● Instructions for the task: Reproduce the listing below without changes, except that pictures are left out.

● Dataset section:

-=-=-=-=-

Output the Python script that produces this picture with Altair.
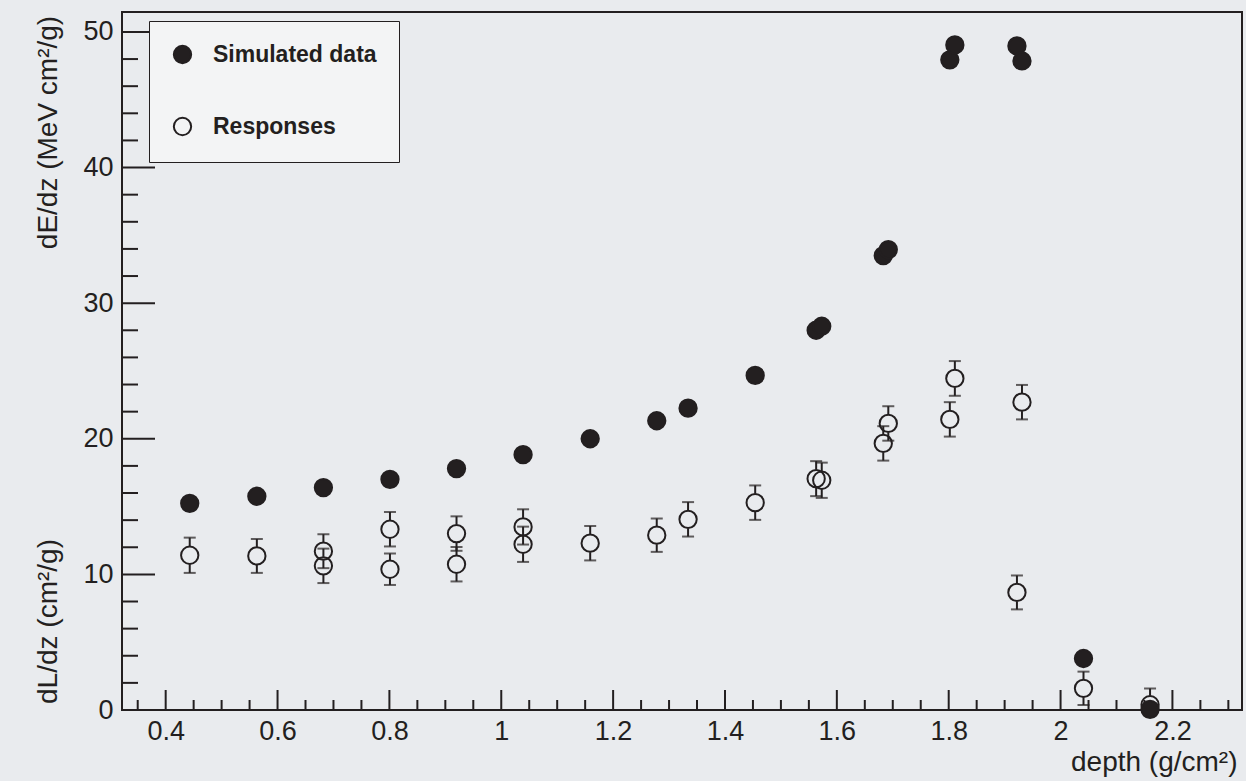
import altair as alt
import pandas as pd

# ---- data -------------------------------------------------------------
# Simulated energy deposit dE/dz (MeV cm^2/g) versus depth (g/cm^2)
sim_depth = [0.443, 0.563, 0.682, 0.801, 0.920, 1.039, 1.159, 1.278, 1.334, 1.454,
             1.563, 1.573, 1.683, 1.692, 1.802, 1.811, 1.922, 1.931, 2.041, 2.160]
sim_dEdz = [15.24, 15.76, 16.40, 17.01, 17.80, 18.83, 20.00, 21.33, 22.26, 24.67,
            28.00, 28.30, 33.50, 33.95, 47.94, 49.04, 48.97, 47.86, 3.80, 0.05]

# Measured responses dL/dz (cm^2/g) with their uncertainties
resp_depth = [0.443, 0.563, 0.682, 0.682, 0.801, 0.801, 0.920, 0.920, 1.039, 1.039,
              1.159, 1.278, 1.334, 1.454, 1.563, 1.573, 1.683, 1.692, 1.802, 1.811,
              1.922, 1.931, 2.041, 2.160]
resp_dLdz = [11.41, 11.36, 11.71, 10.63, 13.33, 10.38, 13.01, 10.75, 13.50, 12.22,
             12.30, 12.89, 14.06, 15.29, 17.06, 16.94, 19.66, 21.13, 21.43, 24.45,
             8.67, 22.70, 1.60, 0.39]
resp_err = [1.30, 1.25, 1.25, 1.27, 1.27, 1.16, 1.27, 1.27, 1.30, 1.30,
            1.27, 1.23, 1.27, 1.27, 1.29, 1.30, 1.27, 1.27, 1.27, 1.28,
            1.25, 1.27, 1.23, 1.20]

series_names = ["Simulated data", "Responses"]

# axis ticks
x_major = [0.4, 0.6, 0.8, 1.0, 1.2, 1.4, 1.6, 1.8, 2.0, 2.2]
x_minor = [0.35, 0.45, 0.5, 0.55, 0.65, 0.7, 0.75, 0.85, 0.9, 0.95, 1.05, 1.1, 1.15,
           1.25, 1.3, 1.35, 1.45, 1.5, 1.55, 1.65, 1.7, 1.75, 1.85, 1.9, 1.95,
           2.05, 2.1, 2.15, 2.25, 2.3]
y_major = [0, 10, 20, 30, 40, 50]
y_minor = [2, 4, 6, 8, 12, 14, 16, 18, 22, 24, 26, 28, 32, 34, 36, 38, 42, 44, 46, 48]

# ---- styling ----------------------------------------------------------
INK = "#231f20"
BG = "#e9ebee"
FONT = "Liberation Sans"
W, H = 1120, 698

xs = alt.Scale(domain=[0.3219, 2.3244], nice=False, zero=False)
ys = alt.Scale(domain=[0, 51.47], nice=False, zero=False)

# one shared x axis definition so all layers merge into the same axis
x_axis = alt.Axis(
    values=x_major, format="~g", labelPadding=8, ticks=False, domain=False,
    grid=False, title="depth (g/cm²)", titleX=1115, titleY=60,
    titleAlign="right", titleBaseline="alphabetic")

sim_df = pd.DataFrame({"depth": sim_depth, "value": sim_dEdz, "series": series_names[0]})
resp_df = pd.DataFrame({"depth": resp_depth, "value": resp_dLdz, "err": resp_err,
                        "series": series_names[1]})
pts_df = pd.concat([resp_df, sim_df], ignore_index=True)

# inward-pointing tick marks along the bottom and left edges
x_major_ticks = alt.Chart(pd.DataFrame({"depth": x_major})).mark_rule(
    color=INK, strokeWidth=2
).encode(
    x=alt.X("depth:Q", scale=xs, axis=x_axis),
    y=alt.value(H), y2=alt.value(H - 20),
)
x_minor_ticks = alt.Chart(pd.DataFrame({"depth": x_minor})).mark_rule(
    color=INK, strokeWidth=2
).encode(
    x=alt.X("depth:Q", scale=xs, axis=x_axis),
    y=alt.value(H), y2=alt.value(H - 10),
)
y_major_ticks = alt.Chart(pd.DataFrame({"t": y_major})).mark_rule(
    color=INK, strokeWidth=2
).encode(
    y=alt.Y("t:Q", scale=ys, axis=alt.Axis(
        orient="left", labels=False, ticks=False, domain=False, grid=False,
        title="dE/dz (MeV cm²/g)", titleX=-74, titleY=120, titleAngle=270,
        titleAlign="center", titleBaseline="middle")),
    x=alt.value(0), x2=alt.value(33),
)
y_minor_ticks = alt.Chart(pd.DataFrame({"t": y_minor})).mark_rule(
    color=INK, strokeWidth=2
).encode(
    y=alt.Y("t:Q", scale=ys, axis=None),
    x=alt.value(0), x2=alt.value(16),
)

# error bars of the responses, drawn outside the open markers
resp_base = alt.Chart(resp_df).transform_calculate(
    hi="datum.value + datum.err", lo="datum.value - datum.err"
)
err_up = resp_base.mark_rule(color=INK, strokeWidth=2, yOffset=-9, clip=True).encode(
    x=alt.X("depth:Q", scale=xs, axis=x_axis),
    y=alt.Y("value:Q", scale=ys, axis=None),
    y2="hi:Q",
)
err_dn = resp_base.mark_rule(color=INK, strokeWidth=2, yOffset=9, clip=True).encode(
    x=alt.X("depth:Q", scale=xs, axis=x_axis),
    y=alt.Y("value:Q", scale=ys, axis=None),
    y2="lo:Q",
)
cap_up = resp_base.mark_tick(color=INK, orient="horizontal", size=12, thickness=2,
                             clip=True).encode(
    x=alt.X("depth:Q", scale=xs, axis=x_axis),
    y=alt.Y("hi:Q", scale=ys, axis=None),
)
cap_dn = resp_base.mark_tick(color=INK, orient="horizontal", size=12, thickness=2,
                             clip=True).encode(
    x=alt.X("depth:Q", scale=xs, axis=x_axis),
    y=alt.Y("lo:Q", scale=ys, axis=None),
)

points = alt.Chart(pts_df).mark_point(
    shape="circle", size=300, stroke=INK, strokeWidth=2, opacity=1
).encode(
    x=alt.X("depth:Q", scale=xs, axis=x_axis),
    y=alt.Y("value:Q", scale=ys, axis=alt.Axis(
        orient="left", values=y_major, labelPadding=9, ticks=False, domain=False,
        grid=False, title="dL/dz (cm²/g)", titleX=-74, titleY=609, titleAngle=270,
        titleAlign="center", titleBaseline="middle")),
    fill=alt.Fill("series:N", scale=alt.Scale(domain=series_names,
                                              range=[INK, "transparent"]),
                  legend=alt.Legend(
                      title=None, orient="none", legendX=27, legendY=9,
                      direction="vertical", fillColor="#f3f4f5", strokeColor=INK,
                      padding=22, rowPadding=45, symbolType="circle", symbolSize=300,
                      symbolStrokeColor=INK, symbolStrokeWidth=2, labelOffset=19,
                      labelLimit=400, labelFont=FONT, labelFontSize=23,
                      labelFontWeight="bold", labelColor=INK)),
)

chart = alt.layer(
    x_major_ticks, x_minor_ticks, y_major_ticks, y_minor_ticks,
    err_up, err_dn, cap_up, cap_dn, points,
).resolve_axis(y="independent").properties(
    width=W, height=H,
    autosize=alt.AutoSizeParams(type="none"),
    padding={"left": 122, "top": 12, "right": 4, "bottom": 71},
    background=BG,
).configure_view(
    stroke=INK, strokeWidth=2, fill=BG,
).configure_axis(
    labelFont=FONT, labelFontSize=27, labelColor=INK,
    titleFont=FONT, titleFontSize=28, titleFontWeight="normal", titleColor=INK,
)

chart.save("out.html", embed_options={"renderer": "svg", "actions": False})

-=-=-=-=-

● Exercise solution:
Output the Python script that produces this picture with Altair.
import altair as alt
import pandas as pd

# ---- data -------------------------------------------------------------
# Simulated energy deposit dE/dz (MeV cm^2/g) versus depth (g/cm^2)
sim_depth = [0.443, 0.563, 0.682, 0.801, 0.920, 1.039, 1.159, 1.278, 1.334, 1.454,
             1.563, 1.573, 1.683, 1.692, 1.802, 1.811, 1.922, 1.931, 2.041, 2.160]
sim_dEdz = [15.24, 15.76, 16.40, 17.01, 17.80, 18.83, 20.00, 21.33, 22.26, 24.67,
            28.00, 28.30, 33.50, 33.95, 47.94, 49.04, 48.97, 47.86, 3.80, 0.05]

# Measured responses dL/dz (cm^2/g) with their uncertainties
resp_depth = [0.443, 0.563, 0.682, 0.682, 0.801, 0.801, 0.920, 0.920, 1.039, 1.039,
              1.159, 1.278, 1.334, 1.454, 1.563, 1.573, 1.683, 1.692, 1.802, 1.811,
              1.922, 1.931, 2.041, 2.160]
resp_dLdz = [11.41, 11.36, 11.71, 10.63, 13.33, 10.38, 13.01, 10.75, 13.50, 12.22,
             12.30, 12.89, 14.06, 15.29, 17.06, 16.94, 19.66, 21.13, 21.43, 24.45,
             8.67, 22.70, 1.60, 0.39]
resp_err = [1.30, 1.25, 1.25, 1.27, 1.27, 1.16, 1.27, 1.27, 1.30, 1.30,
            1.27, 1.23, 1.27, 1.27, 1.29, 1.30, 1.27, 1.27, 1.27, 1.28,
            1.25, 1.27, 1.23, 1.20]

series_names = ["Simulated data", "Responses"]

# axis ticks
x_major = [0.4, 0.6, 0.8, 1.0, 1.2, 1.4, 1.6, 1.8, 2.0, 2.2]
x_minor = [0.35, 0.45, 0.5, 0.55, 0.65, 0.7, 0.75, 0.85, 0.9, 0.95, 1.05, 1.1, 1.15,
           1.25, 1.3, 1.35, 1.45, 1.5, 1.55, 1.65, 1.7, 1.75, 1.85, 1.9, 1.95,
           2.05, 2.1, 2.15, 2.25, 2.3]
y_major = [0, 10, 20, 30, 40, 50]
y_minor = [2, 4, 6, 8, 12, 14, 16, 18, 22, 24, 26, 28, 32, 34, 36, 38, 42, 44, 46, 48]

# ---- styling ----------------------------------------------------------
INK = "#231f20"
BG = "#e9ebee"
FONT = "Liberation Sans"
W, H = 1120, 698

xs = alt.Scale(domain=[0.3219, 2.3244], nice=False, zero=False)
ys = alt.Scale(domain=[0, 51.47], nice=False, zero=False)

# one shared x axis definition so all layers merge into the same axis
x_axis = alt.Axis(
    values=x_major, format="~g", labelPadding=8, ticks=False, domain=False,
    grid=False, title="depth (g/cm²)", titleX=1115, titleY=60,
    titleAlign="right", titleBaseline="alphabetic")

sim_df = pd.DataFrame({"depth": sim_depth, "value": sim_dEdz, "series": series_names[0]})
resp_df = pd.DataFrame({"depth": resp_depth, "value": resp_dLdz, "err": resp_err,
                        "series": series_names[1]})
pts_df = pd.concat([resp_df, sim_df], ignore_index=True)

# inward-pointing tick marks along the bottom and left edges
x_major_ticks = alt.Chart(pd.DataFrame({"depth": x_major})).mark_rule(
    color=INK, strokeWidth=2
).encode(
    x=alt.X("depth:Q", scale=xs, axis=x_axis),
    y=alt.value(H), y2=alt.value(H - 20),
)
x_minor_ticks = alt.Chart(pd.DataFrame({"depth": x_minor})).mark_rule(
    color=INK, strokeWidth=2
).encode(
    x=alt.X("depth:Q", scale=xs, axis=x_axis),
    y=alt.value(H), y2=alt.value(H - 10),
)
y_major_ticks = alt.Chart(pd.DataFrame({"t": y_major})).mark_rule(
    color=INK, strokeWidth=2
).encode(
    y=alt.Y("t:Q", scale=ys, axis=alt.Axis(
        orient="left", labels=False, ticks=False, domain=False, grid=False,
        title="dE/dz (MeV cm²/g)", titleX=-74, titleY=120, titleAngle=270,
        titleAlign="center", titleBaseline="middle")),
    x=alt.value(0), x2=alt.value(33),
)
y_minor_ticks = alt.Chart(pd.DataFrame({"t": y_minor})).mark_rule(
    color=INK, strokeWidth=2
).encode(
    y=alt.Y("t:Q", scale=ys, axis=None),
    x=alt.value(0), x2=alt.value(16),
)

# error bars of the responses, drawn outside the open markers
resp_base = alt.Chart(resp_df).transform_calculate(
    hi="datum.value + datum.err", lo="datum.value - datum.err"
)
err_up = resp_base.mark_rule(color=INK, strokeWidth=2, yOffset=-9, clip=True).encode(
    x=alt.X("depth:Q", scale=xs, axis=x_axis),
    y=alt.Y("value:Q", scale=ys, axis=None),
    y2="hi:Q",
)
err_dn = resp_base.mark_rule(color=INK, strokeWidth=2, yOffset=9, clip=True).encode(
    x=alt.X("depth:Q", scale=xs, axis=x_axis),
    y=alt.Y("value:Q", scale=ys, axis=None),
    y2="lo:Q",
)
cap_up = resp_base.mark_tick(color=INK, orient="horizontal", size=12, thickness=2,
                             clip=True).encode(
    x=alt.X("depth:Q", scale=xs, axis=x_axis),
    y=alt.Y("hi:Q", scale=ys, axis=None),
)
cap_dn = resp_base.mark_tick(color=INK, orient="horizontal", size=12, thickness=2,
                             clip=True).encode(
    x=alt.X("depth:Q", scale=xs, axis=x_axis),
    y=alt.Y("lo:Q", scale=ys, axis=None),
)

points = alt.Chart(pts_df).mark_point(
    shape="circle", size=300, stroke=INK, strokeWidth=2, opacity=1
).encode(
    x=alt.X("depth:Q", scale=xs, axis=x_axis),
    y=alt.Y("value:Q", scale=ys, axis=alt.Axis(
        orient="left", values=y_major, labelPadding=9, ticks=False, domain=False,
        grid=False, title="dL/dz (cm²/g)", titleX=-74, titleY=609, titleAngle=270,
        titleAlign="center", titleBaseline="middle")),
    fill=alt.Fill("series:N", scale=alt.Scale(domain=series_names,
                                              range=[INK, "transparent"]),
                  legend=alt.Legend(
                      title=None, orient="none", legendX=27, legendY=9,
                      direction="vertical", fillColor="#f3f4f5", strokeColor=INK,
                      padding=22, rowPadding=45, symbolType="circle", symbolSize=300,
                      symbolStrokeColor=INK, symbolStrokeWidth=2, labelOffset=19,
                      labelLimit=400, labelFont=FONT, labelFontSize=23,
                      labelFontWeight="bold", labelColor=INK)),
)

chart = alt.layer(
    x_major_ticks, x_minor_ticks, y_major_ticks, y_minor_ticks,
    err_up, err_dn, cap_up, cap_dn, points,
).resolve_axis(y="independent").properties(
    width=W, height=H,
    autosize=alt.AutoSizeParams(type="none"),
    padding={"left": 122, "top": 12, "right": 4, "bottom": 71},
    background=BG,
).configure_view(
    stroke=INK, strokeWidth=2, fill=BG,
).configure_axis(
    labelFont=FONT, labelFontSize=27, labelColor=INK,
    titleFont=FONT, titleFontSize=28, titleFontWeight="normal", titleColor=INK,
)

chart.save("out.html", embed_options={"renderer": "svg", "actions": False})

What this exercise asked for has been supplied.